** Data **
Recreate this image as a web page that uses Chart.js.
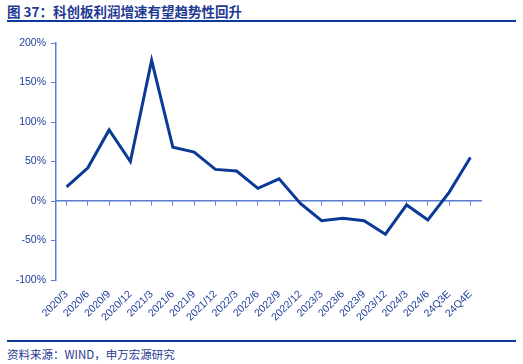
<!DOCTYPE html>
<html>
<head>
<meta charset="utf-8">
<script src="https://cdn.jsdelivr.net/npm/chart.js@4/dist/chart.umd.min.js"></script>
<style>
  html, body { margin: 0; padding: 0; background: #fff; }
  body { width: 523px; height: 364px; position: relative; overflow: hidden; font-family: "Liberation Sans", Arial, sans-serif; }
  .title { position: absolute; left: 7px; top: 3px; font-family: "Noto Sans CJK SC", sans-serif; font-weight: bold; font-size: 13.5px; line-height: 16px; color: #1f3a93; }
  .topline { position: absolute; left: 7px; top: 20px; width: 509px; height: 2px; background: #0a3a9c; }
  .wrap { position: absolute; left: 0; top: 28px; width: 523px; height: 302px; }
  .botline { position: absolute; left: 7px; top: 340px; width: 509px; height: 1.5px; background: #0a3a9c; }
  .source { position: absolute; left: 7px; top: 346px; font-family: "Noto Sans CJK SC", sans-serif; font-size: 11.5px; line-height: 16px; color: #1f3a93; }
</style>
</head>
<body>
<div class="title">图 37：科创板利润增速有望趋势性回升</div>
<div class="topline"></div>
<div class="wrap"><canvas id="chart"></canvas></div>
<div class="botline"></div>
<div class="source">资料来源：WIND，申万宏源研究</div>
<script>
// 科创板利润增速 (%)
const quarters = ['2020/3', '2020/6', '2020/9', '2020/12', '2021/3', '2021/6', '2021/9', '2021/12',
  '2022/3', '2022/6', '2022/9', '2022/12', '2023/3', '2023/6', '2023/9', '2023/12',
  '2024/3', '2024/6', '24Q3E', '24Q4E'];
const profitGrowth = [18, 42, 90, 50, 178, 68, 62, 40, 38, 16, 28, -3, -25, -22, -25, -42, -5, -24, 11, 55];
const yTicks = [-100, -50, 0, 50, 100, 150, 200];

const axisColor = '#5a7fd2';
const textColor = '#23409a';
const tickFont = { family: '"Liberation Sans", Arial, sans-serif', size: 10.5 };

new Chart(document.getElementById('chart'), {
  type: 'line',
  data: {
    labels: quarters,
    datasets: [{
      data: profitGrowth,
      borderColor: '#0b3a96',
      borderWidth: 3,
      pointRadius: 0,
      tension: 0,
      fill: false
    }]
  },
  options: {
    responsive: true,
    maintainAspectRatio: false,
    animation: false,
    layout: { padding: { top: 15, right: 42, bottom: 0, left: 0 } },
    plugins: { legend: { display: false }, tooltip: { enabled: false } },
    scales: {
      x: {
        type: 'category',
        position: 'bottom',
        offset: true,
        grid: { display: false, drawTicks: false },
        border: { display: false },
        ticks: {
          color: textColor,
          font: tickFont,
          minRotation: 45,
          maxRotation: 45,
          autoSkip: false,
          padding: 8
        },
        afterFit: (scale) => { scale.height = 50; }
      },
      x2: {
        type: 'category',
        position: { y: 0 },
        offset: true,
        grid: { drawOnChartArea: false, color: axisColor, tickLength: 4 },
        border: { color: axisColor, width: 1.5 },
        ticks: { display: false }
      },
      y: {
        min: -100,
        max: 200,
        afterBuildTicks: (scale) => { scale.ticks = yTicks.map(v => ({ value: v })); },
        grid: { drawOnChartArea: false, color: axisColor, tickLength: 5 },
        border: { color: axisColor, width: 1.5 },
        ticks: {
          color: textColor,
          font: tickFont,
          padding: 5,
          callback: (v) => v + '%'
        },
        afterFit: (scale) => { scale.width = 56; }
      }
    }
  }
});
</script>
</body>
</html>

** Stated task **
Go through the data above and transcribe it in full, omitting any image.

** Response to this exercise **
Recreate this image as a web page that uses Chart.js.
<!DOCTYPE html>
<html>
<head>
<meta charset="utf-8">
<script src="https://cdn.jsdelivr.net/npm/chart.js@4/dist/chart.umd.min.js"></script>
<style>
  html, body { margin: 0; padding: 0; background: #fff; }
  body { width: 523px; height: 364px; position: relative; overflow: hidden; font-family: "Liberation Sans", Arial, sans-serif; }
  .title { position: absolute; left: 7px; top: 3px; font-family: "Noto Sans CJK SC", sans-serif; font-weight: bold; font-size: 13.5px; line-height: 16px; color: #1f3a93; }
  .topline { position: absolute; left: 7px; top: 20px; width: 509px; height: 2px; background: #0a3a9c; }
  .wrap { position: absolute; left: 0; top: 28px; width: 523px; height: 302px; }
  .botline { position: absolute; left: 7px; top: 340px; width: 509px; height: 1.5px; background: #0a3a9c; }
  .source { position: absolute; left: 7px; top: 346px; font-family: "Noto Sans CJK SC", sans-serif; font-size: 11.5px; line-height: 16px; color: #1f3a93; }
</style>
</head>
<body>
<div class="title">图 37：科创板利润增速有望趋势性回升</div>
<div class="topline"></div>
<div class="wrap"><canvas id="chart"></canvas></div>
<div class="botline"></div>
<div class="source">资料来源：WIND，申万宏源研究</div>
<script>
// 科创板利润增速 (%)
const quarters = ['2020/3', '2020/6', '2020/9', '2020/12', '2021/3', '2021/6', '2021/9', '2021/12',
  '2022/3', '2022/6', '2022/9', '2022/12', '2023/3', '2023/6', '2023/9', '2023/12',
  '2024/3', '2024/6', '24Q3E', '24Q4E'];
const profitGrowth = [18, 42, 90, 50, 178, 68, 62, 40, 38, 16, 28, -3, -25, -22, -25, -42, -5, -24, 11, 55];
const yTicks = [-100, -50, 0, 50, 100, 150, 200];

const axisColor = '#5a7fd2';
const textColor = '#23409a';
const tickFont = { family: '"Liberation Sans", Arial, sans-serif', size: 10.5 };

new Chart(document.getElementById('chart'), {
  type: 'line',
  data: {
    labels: quarters,
    datasets: [{
      data: profitGrowth,
      borderColor: '#0b3a96',
      borderWidth: 3,
      pointRadius: 0,
      tension: 0,
      fill: false
    }]
  },
  options: {
    responsive: true,
    maintainAspectRatio: false,
    animation: false,
    layout: { padding: { top: 15, right: 42, bottom: 0, left: 0 } },
    plugins: { legend: { display: false }, tooltip: { enabled: false } },
    scales: {
      x: {
        type: 'category',
        position: 'bottom',
        offset: true,
        grid: { display: false, drawTicks: false },
        border: { display: false },
        ticks: {
          color: textColor,
          font: tickFont,
          minRotation: 45,
          maxRotation: 45,
          autoSkip: false,
          padding: 8
        },
        afterFit: (scale) => { scale.height = 50; }
      },
      x2: {
        type: 'category',
        position: { y: 0 },
        offset: true,
        grid: { drawOnChartArea: false, color: axisColor, tickLength: 4 },
        border: { color: axisColor, width: 1.5 },
        ticks: { display: false }
      },
      y: {
        min: -100,
        max: 200,
        afterBuildTicks: (scale) => { scale.ticks = yTicks.map(v => ({ value: v })); },
        grid: { drawOnChartArea: false, color: axisColor, tickLength: 5 },
        border: { color: axisColor, width: 1.5 },
        ticks: {
          color: textColor,
          font: tickFont,
          padding: 5,
          callback: (v) => v + '%'
        },
        afterFit: (scale) => { scale.width = 56; }
      }
    }
  }
});
</script>
</body>
</html>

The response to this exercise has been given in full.